There are two sources available to value the land assets underlying the Aggie Square project. The first is the static raw land values in consultant reports estimating economic impacts of the project and providing data for a financing district (Cite). The second approach is to calculate and total the present value of all ground lease revenue accruing to UCD (cite). This second approach is more accurate because it reflects the contracted payments for land. Unfortunately, all the ground leases have not been disclosed as of the writing of this paper. For the few ground leases that were available, however, there were references to the static values in the consultant reports as representing the appraised value of the land. Therefore, for this analysis the static land values are used to determine the shareable amount.
Local governments in California can capture a significant portion of land values indirectly during the permitting process through impact fees or by requiring a developer to provide off-site public infrastructure. When setting a value for purchasing land for development, developers take these costs into consideration. An extreme example of land value extraction by local governments comes from an adjacent city, the City of Rancho Cordova. The city was formed in 2003. To secure permission to incorporate, the fledgling city had to let the County of Sacramento, which provided municipal services prior to incorporation, retain a significant portion of property tax revenue which otherwise would have gone to the city. The incorporation coincided with a housing boon in the region, so the new city used over 100 different residential building fees to fund local services. These building fees effectively reduced raw land values paid by developers. On average, the city took approximately 80% percent of the buildable lot values from landowners (Farley, 2008).
For this study, it is presumed that 80% of UCD’s land value could be extracted by the City to fund infrastructure or mitigate the impacts of the project. Based on the land values cited by UCD in their planning documents ($37.3 million) it is presumed that $29.8 million could be shared with the community.
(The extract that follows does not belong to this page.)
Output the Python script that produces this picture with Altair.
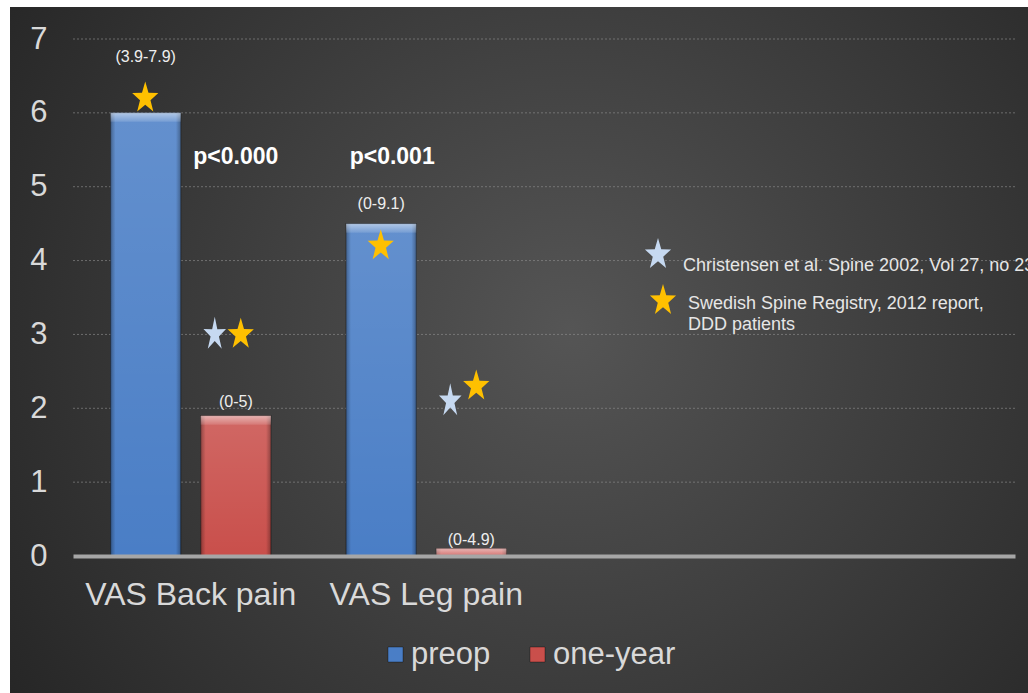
import math
import altair as alt
import pandas as pd

# ---- data -------------------------------------------------------------
categories = ["VAS Back pain", "VAS Leg pain"]
series = ["preop", "one-year"]
preop_means = [6.0, 4.5]
one_year_means = [1.9, 0.1]

# range of each group, printed above the bars (and the height it sits at)
preop_ranges = ["(3.9-7.9)", "(0-9.1)"]
one_year_ranges = ["(0-5)", "(0-4.9)"]
preop_range_at = [6.75, 4.76]
one_year_range_at = [2.08, 0.22]

# comparison cohorts drawn as stars
christensen_one_year = [3.0, 2.1]
registry_preop = [6.2, 4.2]
registry_one_year = [3.0, 2.3]

p_values = ["p<0.000", "p<0.001"]
p_value_at = 5.4

y_ticks = [0, 1, 2, 3, 4, 5, 6, 7]

christensen_label = "Christensen et al. Spine 2002, Vol 27, no 23"
registry_label = ["Swedish Spine Registry, 2012 report,", "DDD patients"]

# ---- tables -----------------------------------------------------------
bars = pd.DataFrame({
    "category": categories * 2,
    "series": [series[0]] * 2 + [series[1]] * 2,
    "y": preop_means + one_year_means,
})
ranges = pd.DataFrame({
    "category": categories * 2,
    "series": [series[0]] * 2 + [series[1]] * 2,
    "label": preop_ranges + one_year_ranges,
    "y": preop_range_at + one_year_range_at,
})
stars_christensen = pd.DataFrame({
    "category": categories,
    "y": christensen_one_year,
})
stars_registry_preop = pd.DataFrame({
    "category": categories,
    "y": registry_preop,
})
stars_registry_one_year = pd.DataFrame({
    "category": categories,
    "y": registry_one_year,
})
pvals = pd.DataFrame({
    "category": categories,
    "series": [series[1], series[0]],
    "label": p_values,
    "y": [p_value_at] * 2,
})
grid = pd.DataFrame({"y": y_ticks[1:]})
legend_rows = pd.DataFrame({"series": series})
one_row = pd.DataFrame({"k": [0]})

# ---- styling ----------------------------------------------------------
FONT = "Liberation Sans"
BLUE = "#4a7ec6"
RED = "#c94f4b"
GOLD = "#ffc000"
PALE = "#c6d9f1"
LABEL = "#d9d9d9"


def star_path(width_factor, inner):
    pts = []
    for i in range(10):
        ang = math.radians(-90 + 36 * i)
        r = 1.0 if i % 2 == 0 else inner
        pts.append((width_factor * r * math.cos(ang), r * math.sin(ang)))
    return "M" + "L".join(f"{x:.4f},{y:.4f}" for x, y in pts) + "Z"


STAR = star_path(0.83, 0.40)
STAR_NARROW = star_path(0.67, 0.37)

x_domain = categories + [" ", "  "]
X = alt.X(
    "category:N",
    scale=alt.Scale(domain=x_domain, paddingInner=0, paddingOuter=0),
    axis=alt.Axis(
        title=None, labelAngle=0, labelFontSize=32, labelColor=LABEL,
        labelFont=FONT, labelPadding=23, labelLimit=0, ticks=False,
        domainColor="#a6a6a6", domainWidth=4, grid=False, zindex=1,
    ),
)
XO = alt.XOffset(
    "series:N",
    scale=alt.Scale(domain=series, paddingInner=0.222, paddingOuter=0.417),
)
Y = alt.Y(
    "y:Q",
    stack=False,
    scale=alt.Scale(domain=[0, 7], nice=False),
    axis=alt.Axis(
        title=None, values=y_ticks, labelFontSize=31, labelColor=LABEL,
        labelFont=FONT, labelPadding=26, ticks=False, domain=False,
        grid=False, zindex=1,
    ),
)
COLOR = alt.Color(
    "series:N", scale=alt.Scale(domain=series, range=[BLUE, RED]), legend=None
)

backdrop = alt.Chart(one_row).mark_rect(
    fill={
        "gradient": "radial",
        "x1": 0.55, "y1": 0.48, "r1": 0,
        "x2": 0.55, "y2": 0.48, "r2": 0.66,
        "stops": [
            {"offset": 0, "color": "#555555"},
            {"offset": 1, "color": "#262626"},
        ],
    }
).encode(
    x=alt.value(-63), x2=alt.value(955), y=alt.value(-32), y2=alt.value(654)
)

gridlines = alt.Chart(grid).mark_rule(
    color="#8c8c8c", strokeDash=[2, 2], strokeWidth=1, opacity=0.65
).encode(y=Y, x=alt.value(0), x2=alt.value(942))

bar_layer = alt.Chart(bars).mark_bar(
    stroke="rgba(0,0,0,0.35)", strokeWidth=1.2
).encode(x=X, xOffset=XO, y=Y, color=COLOR)

sheen = alt.Chart(bars).mark_bar(
    fill={
        "gradient": "linear", "x1": 0, "y1": 0, "x2": 0, "y2": 1,
        "stops": [
            {"offset": 0, "color": "rgba(255,255,255,0.14)"},
            {"offset": 1, "color": "rgba(255,255,255,0)"},
        ],
    }
).encode(x=X, xOffset=XO, y=Y)

edges = alt.Chart(bars).mark_bar(
    fill={
        "gradient": "linear", "x1": 0, "y1": 0, "x2": 1, "y2": 0,
        "stops": [
            {"offset": 0, "color": "rgba(0,0,0,0.30)"},
            {"offset": 0.07, "color": "rgba(0,0,0,0)"},
            {"offset": 0.93, "color": "rgba(0,0,0,0)"},
            {"offset": 1, "color": "rgba(0,0,0,0.30)"},
        ],
    }
).encode(x=X, xOffset=XO, y=Y)

bevel = alt.Chart(bars).mark_bar(
    y2Offset=9,
    fill={
        "gradient": "linear", "x1": 0, "y1": 0, "x2": 0, "y2": 1,
        "stops": [
            {"offset": 0, "color": "rgba(255,255,255,0.50)"},
            {"offset": 1, "color": "rgba(255,255,255,0.12)"},
        ],
    },
).encode(x=X, xOffset=XO, y=Y, y2=alt.Y2("y:Q"))

range_text = alt.Chart(ranges).mark_text(
    fontSize=16, font=FONT, color="#eeeeee", baseline="middle"
).encode(x=X, xOffset=XO, y=Y, text="label:N")

p_first = alt.Chart(pvals).transform_filter(
    alt.datum.label == p_values[0]
).mark_text(
    fontSize=23, font=FONT, fontWeight="bold", color="#ffffff", baseline="middle"
).encode(x=X, xOffset=XO, y=Y, text="label:N")

p_second = alt.Chart(pvals).transform_filter(
    alt.datum.label == p_values[1]
).mark_text(
    fontSize=23, font=FONT, fontWeight="bold", color="#ffffff",
    baseline="middle", dx=11,
).encode(x=X, xOffset=XO, y=Y, text="label:N")

# stars sit beside the bars: offset in pixels from the category centre
pale_stars = alt.Chart(stars_christensen).mark_point(
    shape=STAR_NARROW, filled=True, size=1253, color=PALE, opacity=1,
    strokeWidth=0, xOffset=24,
).encode(x=X, y=Y)

gold_stars_preop = alt.Chart(stars_registry_preop).mark_point(
    shape=STAR, filled=True, size=1100, color=GOLD, opacity=1,
    strokeWidth=0, xOffset=-45.5,
).encode(x=X, y=Y)

gold_stars_one_year = alt.Chart(stars_registry_one_year).mark_point(
    shape=STAR, filled=True, size=1100, color=GOLD, opacity=1,
    strokeWidth=0, xOffset=50,
).encode(x=X, y=Y)

# key for the comparison stars
key_pale = alt.Chart(one_row).mark_point(
    shape=STAR, filled=True, size=1100, color=PALE, opacity=1, strokeWidth=0
).encode(x=alt.value(585), y=alt.value(215.6))
key_gold = alt.Chart(one_row).mark_point(
    shape=STAR, filled=True, size=1100, color=GOLD, opacity=1, strokeWidth=0
).encode(x=alt.value(590), y=alt.value(261.6))
key_pale_text = alt.Chart(one_row).mark_text(
    text=christensen_label, fontSize=18, font=FONT, color="#e6e6e6",
    align="left", baseline="alphabetic",
).encode(x=alt.value(610), y=alt.value(232))
key_gold_text = alt.Chart(one_row).mark_text(
    text=registry_label, fontSize=18, font=FONT, color="#e6e6e6",
    align="left", baseline="alphabetic", lineHeight=21,
).encode(x=alt.value(615), y=alt.value(270))

# key for the bar colours, under the axis
def key_entry(name, sx, tx):
    swatch = alt.Chart(legend_rows).transform_filter(
        alt.datum.series == name
    ).mark_square(
        size=225, opacity=1, stroke="rgba(0,0,0,0.35)", strokeWidth=1
    ).encode(x=alt.value(sx), y=alt.value(615.5), color=COLOR)
    label = alt.Chart(legend_rows).transform_filter(
        alt.datum.series == name
    ).mark_text(
        fontSize=31, font=FONT, color=LABEL, align="left", baseline="alphabetic"
    ).encode(x=alt.value(tx), y=alt.value(625), text="series:N")
    return swatch + label


chart = alt.layer(
    backdrop, gridlines, bar_layer, sheen, edges, bevel, range_text,
    p_first, p_second, pale_stars, gold_stars_preop, gold_stars_one_year,
    key_pale, key_gold, key_pale_text, key_gold_text,
    key_entry(series[0], 322.5, 338), key_entry(series[1], 464.5, 480),
).properties(
    width=942,
    height=517,
    padding={"left": 73, "top": 39, "right": 13, "bottom": 137},
    autosize=alt.AutoSizeParams(type="none"),
    background="#ffffff",
).configure_view(strokeWidth=0)

chart.save("out.html", embed_options={"renderer": "svg", "actions": False})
|Aggie Square Phase I||Rentable |
|West Lab Building||235,542||4,710,840||3,768,672||$211,045,632|
|East Lab Building||280,898||5,617,960||4,494,368||$220,084,608|
|Lifelong Learning Building||267,811||5,356,220||4,284,976||$173,849,510|
|Alice Waters Institute||35,510||710,200||568,160||16,637,554|
|Residential (190 units)||137,720||2,754,400||2,203,520||67,724,755|
|Kindred Rehab Hospital||53,000||10,600,000||8,480,000||60,600,000|
What was disclosed in the planning documents?
UCD provided land values in planning documents on a per building square foot basis but did not provide a total nor their anticipated annual ground lease revenues. There is only one reference in the documents that these revenues could be used to meet public policy objectives. UCD staff represented to the UC Board of Regents that the ground lease payments for the on-site luxury apartments, targeted towards faculty, fellows and students, could be reduced to lower apartment rents. The importance of onsite faculty and student housing was highlighted in the initial market study prepared for UCD. The market consultants drew special attention to the need for upscale and secure on-site apartments, similar to those at Duke University and Yale, to attract faculty, fellows and students with “existing safety concerns, primarily around burglaries” with the Oak Park neighborhood.
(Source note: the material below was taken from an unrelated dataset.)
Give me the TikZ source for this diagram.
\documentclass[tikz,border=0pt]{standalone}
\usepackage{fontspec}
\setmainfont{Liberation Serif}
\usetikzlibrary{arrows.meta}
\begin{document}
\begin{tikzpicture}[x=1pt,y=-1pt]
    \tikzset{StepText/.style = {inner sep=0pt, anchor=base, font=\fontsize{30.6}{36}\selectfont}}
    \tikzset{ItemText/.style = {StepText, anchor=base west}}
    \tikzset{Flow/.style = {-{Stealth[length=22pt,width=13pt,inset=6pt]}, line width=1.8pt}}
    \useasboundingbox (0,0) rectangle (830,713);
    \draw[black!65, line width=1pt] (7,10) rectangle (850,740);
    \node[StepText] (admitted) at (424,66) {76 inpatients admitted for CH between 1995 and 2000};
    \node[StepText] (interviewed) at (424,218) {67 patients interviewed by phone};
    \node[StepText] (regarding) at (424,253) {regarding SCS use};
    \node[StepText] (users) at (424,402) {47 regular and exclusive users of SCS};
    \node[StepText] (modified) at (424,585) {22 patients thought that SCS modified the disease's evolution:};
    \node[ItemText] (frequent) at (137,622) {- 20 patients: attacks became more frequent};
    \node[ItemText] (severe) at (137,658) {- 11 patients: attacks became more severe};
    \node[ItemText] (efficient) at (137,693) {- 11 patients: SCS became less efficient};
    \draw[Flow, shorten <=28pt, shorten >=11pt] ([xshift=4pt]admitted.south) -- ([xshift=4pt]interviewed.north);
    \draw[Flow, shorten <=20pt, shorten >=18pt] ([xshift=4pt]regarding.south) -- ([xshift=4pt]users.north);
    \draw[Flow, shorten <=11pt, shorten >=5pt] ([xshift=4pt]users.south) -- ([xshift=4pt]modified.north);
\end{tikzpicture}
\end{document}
The total static value of the land underlying the apartment units is estimated by UCD to be $2.75 million or 7.4% of the total land value underlying the entire Aggie Square project. UCD has yet to release the ground lease documents for the luxury apartments, so it is not known what if any portion of the ground lease payments have been reduced. The potential reduction in rent is approximately $120 per month per unit. This assumes the annual ground lease payment is ten percent of the static value, or $275,000.